Do I need to complete the FAFSA to apply for a GradPLUS loan?

Yes, in order to be eligible for the GradPLUS loan, you must file the FAFSA.

Additionally, you must apply for and the school must determine the student’s eligibility for the maximum annual unsubsidized Direct loan amount; however, the student is not required to receive a Direct loan as a condition of receiving a GradPLUS loan.

How much can I borrow using GradPLUS?

The eligible loan amount cannot exceed your total cost of attendance.

Is there a credit check for GradPLUS loans?

Yes, there is a credit check for GradPLUS loans that primarily checks for any signs of “adverse credit.”

What is a GradPLUS loan endorser?

An endorser is any creditworthy individual who agrees to become a co-party to the GradPLUS loan of the applicant.

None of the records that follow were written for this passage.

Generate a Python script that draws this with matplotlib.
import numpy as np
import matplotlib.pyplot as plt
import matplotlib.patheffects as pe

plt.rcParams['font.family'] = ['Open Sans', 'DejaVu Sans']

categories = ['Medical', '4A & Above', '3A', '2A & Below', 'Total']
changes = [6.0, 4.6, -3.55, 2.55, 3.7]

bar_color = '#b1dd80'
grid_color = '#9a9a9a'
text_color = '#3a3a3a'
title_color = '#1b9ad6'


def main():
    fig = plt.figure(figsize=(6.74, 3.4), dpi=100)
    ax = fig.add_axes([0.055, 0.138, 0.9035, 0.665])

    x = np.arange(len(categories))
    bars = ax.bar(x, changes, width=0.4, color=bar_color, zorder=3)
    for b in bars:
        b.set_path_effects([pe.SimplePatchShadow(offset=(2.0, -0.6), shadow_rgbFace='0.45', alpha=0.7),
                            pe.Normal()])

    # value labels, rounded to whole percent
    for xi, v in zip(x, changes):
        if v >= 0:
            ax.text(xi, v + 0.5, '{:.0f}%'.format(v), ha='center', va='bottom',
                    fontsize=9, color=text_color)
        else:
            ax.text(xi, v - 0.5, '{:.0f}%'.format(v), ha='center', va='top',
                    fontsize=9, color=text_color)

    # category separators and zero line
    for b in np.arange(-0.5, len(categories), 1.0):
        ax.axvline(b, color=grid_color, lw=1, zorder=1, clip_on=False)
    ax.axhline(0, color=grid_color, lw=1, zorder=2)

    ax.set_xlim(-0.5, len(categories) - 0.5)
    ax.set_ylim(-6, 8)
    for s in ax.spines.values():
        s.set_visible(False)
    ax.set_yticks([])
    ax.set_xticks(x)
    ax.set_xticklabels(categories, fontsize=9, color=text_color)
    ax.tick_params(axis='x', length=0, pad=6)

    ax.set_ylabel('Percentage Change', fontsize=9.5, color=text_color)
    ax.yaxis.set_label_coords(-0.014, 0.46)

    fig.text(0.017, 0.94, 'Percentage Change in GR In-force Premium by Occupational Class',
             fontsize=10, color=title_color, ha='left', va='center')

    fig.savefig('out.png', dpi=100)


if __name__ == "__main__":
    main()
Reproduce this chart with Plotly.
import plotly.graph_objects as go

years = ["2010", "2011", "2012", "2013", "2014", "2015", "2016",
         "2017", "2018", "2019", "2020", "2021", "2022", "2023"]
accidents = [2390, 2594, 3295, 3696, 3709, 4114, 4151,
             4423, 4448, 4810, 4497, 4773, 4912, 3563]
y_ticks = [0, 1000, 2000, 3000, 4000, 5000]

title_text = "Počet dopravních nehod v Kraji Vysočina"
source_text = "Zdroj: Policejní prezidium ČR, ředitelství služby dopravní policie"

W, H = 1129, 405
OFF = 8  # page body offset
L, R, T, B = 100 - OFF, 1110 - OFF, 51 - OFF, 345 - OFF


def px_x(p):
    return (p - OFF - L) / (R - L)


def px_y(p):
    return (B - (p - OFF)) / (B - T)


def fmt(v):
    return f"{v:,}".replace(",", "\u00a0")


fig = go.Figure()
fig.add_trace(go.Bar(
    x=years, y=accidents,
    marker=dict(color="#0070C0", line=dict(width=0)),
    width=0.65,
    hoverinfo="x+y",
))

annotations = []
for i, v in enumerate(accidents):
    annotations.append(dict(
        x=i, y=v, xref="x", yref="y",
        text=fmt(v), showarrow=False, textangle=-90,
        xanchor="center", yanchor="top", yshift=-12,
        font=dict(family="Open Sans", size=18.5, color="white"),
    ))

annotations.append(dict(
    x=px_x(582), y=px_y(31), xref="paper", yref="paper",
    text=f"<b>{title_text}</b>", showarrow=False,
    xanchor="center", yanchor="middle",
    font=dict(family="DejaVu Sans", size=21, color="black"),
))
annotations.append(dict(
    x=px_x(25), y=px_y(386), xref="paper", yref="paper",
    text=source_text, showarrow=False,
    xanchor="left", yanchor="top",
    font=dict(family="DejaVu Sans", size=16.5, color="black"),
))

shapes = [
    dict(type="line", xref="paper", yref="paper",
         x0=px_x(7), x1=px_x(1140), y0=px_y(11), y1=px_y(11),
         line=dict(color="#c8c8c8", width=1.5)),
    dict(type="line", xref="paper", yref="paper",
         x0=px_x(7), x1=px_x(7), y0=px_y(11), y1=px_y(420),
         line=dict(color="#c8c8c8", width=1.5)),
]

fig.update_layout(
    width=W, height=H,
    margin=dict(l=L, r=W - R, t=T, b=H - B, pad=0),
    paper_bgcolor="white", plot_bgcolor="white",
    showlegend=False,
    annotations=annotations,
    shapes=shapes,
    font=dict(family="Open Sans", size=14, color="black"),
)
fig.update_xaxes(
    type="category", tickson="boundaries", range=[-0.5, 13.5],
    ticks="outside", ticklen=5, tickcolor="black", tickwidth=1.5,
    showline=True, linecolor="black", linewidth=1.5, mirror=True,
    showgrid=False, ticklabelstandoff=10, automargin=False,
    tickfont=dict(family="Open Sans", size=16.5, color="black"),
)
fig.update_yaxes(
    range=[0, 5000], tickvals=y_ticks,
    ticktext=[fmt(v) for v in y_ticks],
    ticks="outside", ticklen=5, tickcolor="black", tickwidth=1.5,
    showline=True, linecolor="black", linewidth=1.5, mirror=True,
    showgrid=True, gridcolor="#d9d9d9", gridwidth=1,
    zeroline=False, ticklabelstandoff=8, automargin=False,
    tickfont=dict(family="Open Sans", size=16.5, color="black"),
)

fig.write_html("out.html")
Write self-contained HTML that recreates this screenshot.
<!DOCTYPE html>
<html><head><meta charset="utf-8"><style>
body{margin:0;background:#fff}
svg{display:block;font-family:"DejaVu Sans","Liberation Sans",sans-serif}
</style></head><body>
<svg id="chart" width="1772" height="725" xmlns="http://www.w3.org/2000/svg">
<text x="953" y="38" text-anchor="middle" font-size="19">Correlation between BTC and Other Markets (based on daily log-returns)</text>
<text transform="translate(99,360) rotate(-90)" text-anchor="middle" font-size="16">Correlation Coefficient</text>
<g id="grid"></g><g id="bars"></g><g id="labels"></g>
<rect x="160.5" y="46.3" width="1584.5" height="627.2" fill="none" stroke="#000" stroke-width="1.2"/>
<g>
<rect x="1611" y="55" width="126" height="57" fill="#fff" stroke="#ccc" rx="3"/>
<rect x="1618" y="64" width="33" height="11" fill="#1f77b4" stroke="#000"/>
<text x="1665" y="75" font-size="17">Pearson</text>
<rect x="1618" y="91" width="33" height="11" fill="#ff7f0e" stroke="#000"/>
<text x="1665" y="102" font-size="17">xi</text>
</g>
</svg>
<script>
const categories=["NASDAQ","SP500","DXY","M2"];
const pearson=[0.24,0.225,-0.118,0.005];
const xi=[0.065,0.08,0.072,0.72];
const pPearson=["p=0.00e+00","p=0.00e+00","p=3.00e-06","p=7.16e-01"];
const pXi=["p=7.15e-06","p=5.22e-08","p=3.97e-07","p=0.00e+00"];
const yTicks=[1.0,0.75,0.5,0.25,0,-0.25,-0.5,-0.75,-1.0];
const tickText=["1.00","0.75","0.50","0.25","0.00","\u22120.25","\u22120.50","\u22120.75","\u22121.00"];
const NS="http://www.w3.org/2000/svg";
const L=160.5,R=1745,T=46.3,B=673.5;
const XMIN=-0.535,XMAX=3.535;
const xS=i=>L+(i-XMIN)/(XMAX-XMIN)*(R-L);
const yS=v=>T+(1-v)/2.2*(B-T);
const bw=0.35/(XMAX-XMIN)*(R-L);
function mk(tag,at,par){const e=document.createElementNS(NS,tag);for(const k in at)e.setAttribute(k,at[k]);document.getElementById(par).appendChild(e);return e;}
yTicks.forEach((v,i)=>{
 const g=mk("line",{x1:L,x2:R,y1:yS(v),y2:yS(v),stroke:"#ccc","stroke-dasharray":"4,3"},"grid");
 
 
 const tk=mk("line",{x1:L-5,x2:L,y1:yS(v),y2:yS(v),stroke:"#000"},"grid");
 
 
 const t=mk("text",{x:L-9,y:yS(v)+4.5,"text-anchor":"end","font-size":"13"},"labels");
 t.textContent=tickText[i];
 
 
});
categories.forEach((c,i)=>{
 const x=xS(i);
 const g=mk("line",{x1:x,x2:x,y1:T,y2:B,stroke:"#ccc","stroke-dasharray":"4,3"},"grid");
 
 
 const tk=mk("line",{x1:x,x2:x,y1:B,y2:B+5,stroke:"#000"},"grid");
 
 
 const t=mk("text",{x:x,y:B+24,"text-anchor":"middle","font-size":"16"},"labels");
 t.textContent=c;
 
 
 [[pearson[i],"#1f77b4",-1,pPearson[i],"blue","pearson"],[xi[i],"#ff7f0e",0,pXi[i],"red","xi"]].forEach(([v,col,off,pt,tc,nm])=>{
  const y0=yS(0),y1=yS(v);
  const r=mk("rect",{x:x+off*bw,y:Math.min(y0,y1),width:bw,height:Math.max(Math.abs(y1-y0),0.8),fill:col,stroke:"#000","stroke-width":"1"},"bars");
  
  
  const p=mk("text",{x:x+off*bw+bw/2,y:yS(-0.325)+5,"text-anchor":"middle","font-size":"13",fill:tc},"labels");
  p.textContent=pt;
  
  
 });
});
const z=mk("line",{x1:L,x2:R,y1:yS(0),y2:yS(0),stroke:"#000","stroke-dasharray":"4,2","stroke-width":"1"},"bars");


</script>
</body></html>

This is most often used if the applicants themselves have been denied due to adverse credit.

*Note that there is not currently a release provision for endorsers, meaning that they will remain subject to the terms of the loan until it is paid off or consolidated.

Are there fees on GradPLUS loans?

The federal regulations call for a 4.264% origination fee to be charged on the loan amount. The fee is structured in such a way that it is charged against the loan amount and the fee is removed prior to disbursement. Basically, the money is taken out up front.

When do I have to begin repaying a GradPLUS loan?

In most cases, the first payment is required within 60 days after the final loan disbursement for the enrollment period for which you borrowed. But, most lenders will offer to defer payment of these loans while you are attending school at least half-time. There is currently no provision for a grace period on the GradPLUS loan, which means that students would begin repayment immediately upon graduation or if they drop below half-time status. As with Federal Direct loans, however, students may be eligible for an economic hardship forbearance.